Zalewska pytana przez PAP, czy jej zdaniem referendum zostanie przeprowadzone i czy jest ono w stanie zatrzymać reformę odparła, że o wszystkim zdecydowały ostatnie wybory. „W 2015 r. kiedy Prawo i Sprawiedliwość wygrało wybory, właśnie odbyło się referendum, bo rzeczywiście zaakceptowano ten program, w którym było przekształcanie gimnazjów. Proszę zauważyć: przekształcanie gimnazjów oznacza, że każde gimnazjum stanie się albo szkołą podstawową albo liceum, albo szkołą branżową lub technikum. W związku z tym 2015 r. wybory zdecydowały o kształcie tego, co polski rząd robi” - powiedziała.

Minister edukacji przypomniała, że pod wnioskiem obywatelskim o zorganizowanie tzw. referendum edukacyjnego, pod którym podpisy zbierało Stowarzyszenie "Rzecznik Praw Rodziców", zebrało ich ponad 950 tys.
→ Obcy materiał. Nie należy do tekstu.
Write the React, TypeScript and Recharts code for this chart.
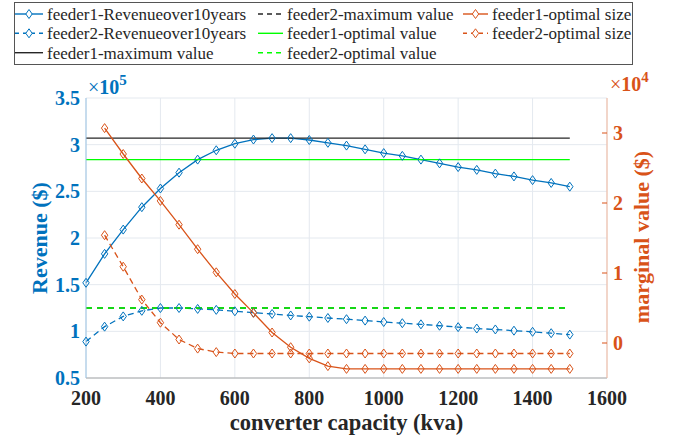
import React from 'react';
import {
  ComposedChart,
  Line,
  XAxis,
  YAxis,
  CartesianGrid,
  Legend,
  Label,
} from 'recharts';

const FONT = '"Liberation Serif", "Times New Roman", serif';
const BLUE = '#0072BD';
const ORANGE = '#D95319';
const GREEN = '#00FF00';
const DARK = '#262626';

// converter capacity (kva)
const capacity = [
  200, 250, 300, 350, 400, 450, 500, 550, 600, 650, 700, 750, 800, 850,
  900, 950, 1000, 1050, 1100, 1150, 1200, 1250, 1300, 1350, 1400, 1450, 1500,
];

// revenue over 10 years ($), left axis
const feeder1Revenue = [
  152000, 183000, 209000, 233000, 253000, 270000, 284000, 294000, 301000,
  305500, 307000, 307000, 305000, 302000, 299000, 295000, 291000, 288000,
  284000, 280000, 276000, 273000, 269000, 266000, 262000, 259000, 255000,
];
const feeder2Revenue = [
  89000, 105000, 116000, 122000, 125000, 125000, 124000, 123000, 121500,
  120000, 118600, 117000, 115700, 114300, 113000, 111500, 110000, 108700,
  107500, 106000, 104500, 103000, 102000, 100700, 99500, 98000, 96500,
];

// marginal value ($), right axis
const feeder1Size = [
  null, 30700, 27000, 23500, 20300, 16900, 13400, 10100, 7000, 4300, 1500,
  -600, -2200, -3300, -3700, -3700, -3700, -3700, -3700, -3700, -3700,
  -3700, -3700, -3700, -3700, -3700, -3700,
];
const feeder2Size = [
  null, 15400, 10900, 6200, 2900, 500, -800, -1300, -1500, -1500, -1500,
  -1500, -1500, -1500, -1500, -1500, -1500, -1500, -1500, -1500, -1500,
  -1500, -1500, -1500, -1500, -1500, -1500,
];

const feeder1MaxValue = 307000;
const feeder2MaxValue = 125000;
const feeder1OptValue = 284000;
const feeder2OptValue = 125000;

const xTicks = [200, 400, 600, 800, 1000, 1200, 1400, 1600];
const leftTicks = [50000, 100000, 150000, 200000, 250000, 300000, 350000];
const rightTicks = [0, 10000, 20000, 30000];

const data = capacity.map((kva, i) => ({
  kva,
  rev1: feeder1Revenue[i],
  rev2: feeder2Revenue[i],
  max1: feeder1MaxValue,
  max2: feeder2MaxValue,
  opt1: feeder1OptValue,
  opt2: feeder2OptValue,
  size1: feeder1Size[i],
  size2: feeder2Size[i],
}));

function diamondPath(cx: number, cy: number) {
  return `M${cx},${cy - 4.5}L${cx + 3.2},${cy}L${cx},${cy + 4.5}L${cx - 3.2},${cy}Z`;
}

function diamondDot(color: string) {
  return (props: any) => {
    const { cx, cy, index, value } = props;
    if (cx == null || cy == null || value == null) return <g key={`e${index}`} />;
    return (
      <path
        key={`d${index}`}
        d={diamondPath(cx, cy)}
        fill="none"
        stroke={color}
        strokeWidth={1}
      />
    );
  };
}

const legendItems = [
  { label: 'feeder1-Revenueover10years', color: BLUE, dash: '', marker: true },
  { label: 'feeder2-Revenueover10years', color: BLUE, dash: '4 4', marker: true },
  { label: 'feeder1-maximum value', color: DARK, dash: '', marker: false },
  { label: 'feeder2-maximum value', color: DARK, dash: '5 4', marker: false },
  { label: 'feeder1-optimal value', color: GREEN, dash: '', marker: false },
  { label: 'feeder2-optimal value', color: GREEN, dash: '5 4', marker: false },
  { label: 'feeder1-optimal size', color: ORANGE, dash: '', marker: true },
  { label: 'feeder2-optimal size', color: ORANGE, dash: '4 4', marker: true },
];

const colIcon = [
  [1, 29],
  [244, 269],
  [449, 474],
];
const colText = [33, 273, 478];
const rowY = [12, 31.3, 50.7];

function LegendBox() {
  return (
    <svg
      width={624}
      height={64}
      style={{ display: 'block', fontFamily: FONT, overflow: 'visible' }}
    >
      <rect x={0.5} y={0.5} width={618} height={62} fill="#fff" stroke="#555" strokeWidth={1} />
      {legendItems.map((it, i) => {
        const col = Math.floor(i / 3);
        const row = i % 3;
        const [a, b] = colIcon[col];
        const y = rowY[row];
        return (
          <g key={it.label}>
            <line
              x1={a}
              x2={b}
              y1={y}
              y2={y}
              stroke={it.color}
              strokeWidth={1.4}
              strokeDasharray={it.dash || undefined}
            />
            {it.marker && (
              <path d={diamondPath((a + b) / 2, y)} fill="#fff" stroke={it.color} strokeWidth={1} />
            )}
            <text
              x={colText[col]}
              y={y + 6}
              style={{ fontFamily: FONT, fontSize: 17 }}
              fill={DARK}
            >
              {it.label}
            </text>
          </g>
        );
      })}
    </svg>
  );
}

export default function App() {
  return (
    <div style={{ position: 'absolute', left: 0, top: 0, background: '#fff' }}>
      <ComposedChart
        width={684}
        height={437}
        data={data}
        margin={{ top: 98, right: 0, bottom: 0, left: 0 }}
      >
        <CartesianGrid yAxisId="left" stroke="#e4e9ef" strokeWidth={1} />
        <XAxis
          dataKey="kva"
          type="number"
          domain={[200, 1600]}
          ticks={xTicks}
          height={59}
          stroke="#a8a8a8"
          tickSize={0}
          tickMargin={13}
          tick={{ fill: DARK, fontSize: 20, fontWeight: 700, fontFamily: FONT }}
        >
          <Label
            content={() => (
              <text
                x={346.5}
                y={430}
                textAnchor="middle"
                fontFamily={FONT}
                fontSize={22.5}
                fontWeight={700}
                fill={DARK}
              >
                converter capacity (kva)
              </text>
            )}
          />
        </XAxis>
        <YAxis
          yAxisId="left"
          orientation="left"
          width={86}
          domain={[50000, 350000]}
          ticks={leftTicks}
          stroke="#9cc4e4"
          tickSize={0}
          tickMargin={6}
          tickFormatter={(v: number) => String(v / 100000)}
          tick={{ fill: BLUE, fontSize: 20, fontWeight: 700, fontFamily: FONT }}
        >
          <Label
            content={() => (
              <g>
                <text
                  x={47}
                  y={238}
                  transform="rotate(-90 47 238)"
                  textAnchor="middle"
                  fontFamily={FONT}
                  fontSize={22}
                  fontWeight={700}
                  fill={BLUE}
                >
                  Revenue ($)
                </text>
                <text x={88} y={94} fontFamily={FONT} fontSize={20} fill={BLUE}>
                  ×<tspan fontWeight={700}>10</tspan>
                  <tspan dy={-9} fontSize={15} fontWeight={700}>5</tspan>
                </text>
              </g>
            )}
          />
        </YAxis>
        <YAxis
          yAxisId="right"
          orientation="right"
          width={77}
          domain={[-5000, 35000]}
          ticks={rightTicks}
          stroke="#f3b79c"
          tickSize={-5}
          tickMargin={11}
          tickLine={{ stroke: ORANGE }}
          tickFormatter={(v: number) => String(v / 10000)}
          tick={{ fill: ORANGE, fontSize: 20, fontWeight: 700, fontFamily: FONT }}
        >
          <Label
            content={() => (
              <g>
                <text
                  x={649}
                  y={237}
                  transform="rotate(-90 649 237)"
                  textAnchor="middle"
                  fontFamily={FONT}
                  fontSize={22}
                  fontWeight={700}
                  fill={ORANGE}
                >
                  marginal value ($)
                </text>
                <text x={610} y={91} fontFamily={FONT} fontSize={20} fill={ORANGE}>
                  ×<tspan fontWeight={700}>10</tspan>
                  <tspan dy={-9} fontSize={15} fontWeight={700}>4</tspan>
                </text>
              </g>
            )}
          />
        </YAxis>
        <Legend
          verticalAlign="middle"
          layout="horizontal"
          wrapperStyle={{ top: 2, left: 14, width: 624, height: 64, fontFamily: FONT }}
          content={() => <LegendBox />}
        />
        <Line
          yAxisId="left"
          dataKey="rev1"
          stroke={BLUE}
          strokeWidth={1.3}
          dot={diamondDot(BLUE)}
          isAnimationActive={false}
        />
        <Line
          yAxisId="left"
          dataKey="rev2"
          stroke={BLUE}
          strokeWidth={1.3}
          strokeDasharray="6 4"
          dot={diamondDot(BLUE)}
          isAnimationActive={false}
        />
        <Line
          yAxisId="left"
          dataKey="max1"
          stroke={DARK}
          strokeWidth={1.4}
          dot={false}
          isAnimationActive={false}
        />
        <Line
          yAxisId="left"
          dataKey="max2"
          stroke={DARK}
          strokeWidth={1.4}
          strokeDasharray="6 5"
          dot={false}
          isAnimationActive={false}
        />
        <Line
          yAxisId="left"
          dataKey="opt1"
          stroke={GREEN}
          strokeWidth={1.4}
          dot={false}
          isAnimationActive={false}
        />
        <Line
          yAxisId="left"
          dataKey="opt2"
          stroke={GREEN}
          strokeWidth={1.6}
          strokeDasharray="6 5"
          dot={false}
          isAnimationActive={false}
        />
        <Line
          yAxisId="right"
          dataKey="size1"
          stroke={ORANGE}
          strokeWidth={1.3}
          dot={diamondDot(ORANGE)}
          connectNulls={false}
          isAnimationActive={false}
        />
        <Line
          yAxisId="right"
          dataKey="size2"
          stroke={ORANGE}
          strokeWidth={1.3}
          strokeDasharray="6 4"
          dot={diamondDot(ORANGE)}
          connectNulls={false}
          isAnimationActive={false}
        />
      </ComposedChart>
    </div>
  );
}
We wniosku zawarto pięć pytań, o które chciano zapytać obywateli w referendum. Jedno z nich dotyczyło sześciolatków i brzmiało: "Czy jesteś za zniesieniem obowiązku szkolnego sześciolatków?". „Było również pytanie dotyczące gimnazjum i historii. Proszę zauważyć, te postulaty wypełniam - sześciolatek: znów rodzice decydują o wieku rozpoczynania nauki, historia wraca w pełnej chwale do podstaw programowych oraz jeszcze kwestia gimnazjów” - powiedziała.

W ocenie Zalewskiej, obecnie jest już za późno na przeprowadzenie referendum. Według niej czas na takie działania był wcześniej - bezpośrednio po tym jak 27 czerwca ogłosiła założenia reformy.

„Mam nadzieję, że politycy, nauczyciele, wiedzą, że do 31 marca zostaną już podjęte uchwały o sieci szkół. W jaki sposób można by spojrzeć w oczy rodziców, nauczycieli, którzy zostali przekonani, którzy wiedzą jak system będzie działał, którzy będą gotowi do tej zmiany, że nagle jest jakieś zawirowanie i na nowo zacznie się dyskusja? Mam nadzieję na dużą odpowiedzialność opozycji i bardzo ją zapraszam do tego, żeby była razem ze mną” – powiedziała.

PAP spytała też Zalewską, jak zachowa się PiS, gdy oponenci zbiorą co najmniej pół miliona podpisów obywateli, którzy są przeciwni reformie - bo tyle jest wymagane, by złożyć w Sejmie wniosek obywatelski o przeprowadzenie referendum. „Referendum odbyło się w 2015 r.” - powtórzyła minister.

„Obecnie realizuję te wszystkie postulaty, które we wniosku o referendum z blisko milionem podpisów zostały zmielone przez PO i PSL. Trudno sobie wyobrazić sytuację, że wtedy, kiedy system zostanie przestawiony już na określone tory, kiedy zostały wydatkowane ogromne pieniądze na zmianę tego systemu. Decyzja o sześciolatku też wynikała z faktu, że po pierwsze daliśmy słowo w grudniu, po drugie mówimy samorządom, że czujemy się odpowiedzialni za ich budżety. Mówimy to tym samorządom, które są organem prowadzącym dla gimnazjów i szkół podstawowych, bo w 2019 r., kiedy już nie będzie gimnazjów, będą nadal mieć 9 roczników w subwencji oświatowej. Ja liczę na odpowiedzialność koleżanek i kolegów z opozycji. To ich działanie rodzice będą traktowali jako absolutny chaos, jako działania absolutnie polityczne. Nie możemy brać na zakładników dzieci” - podkreśliła.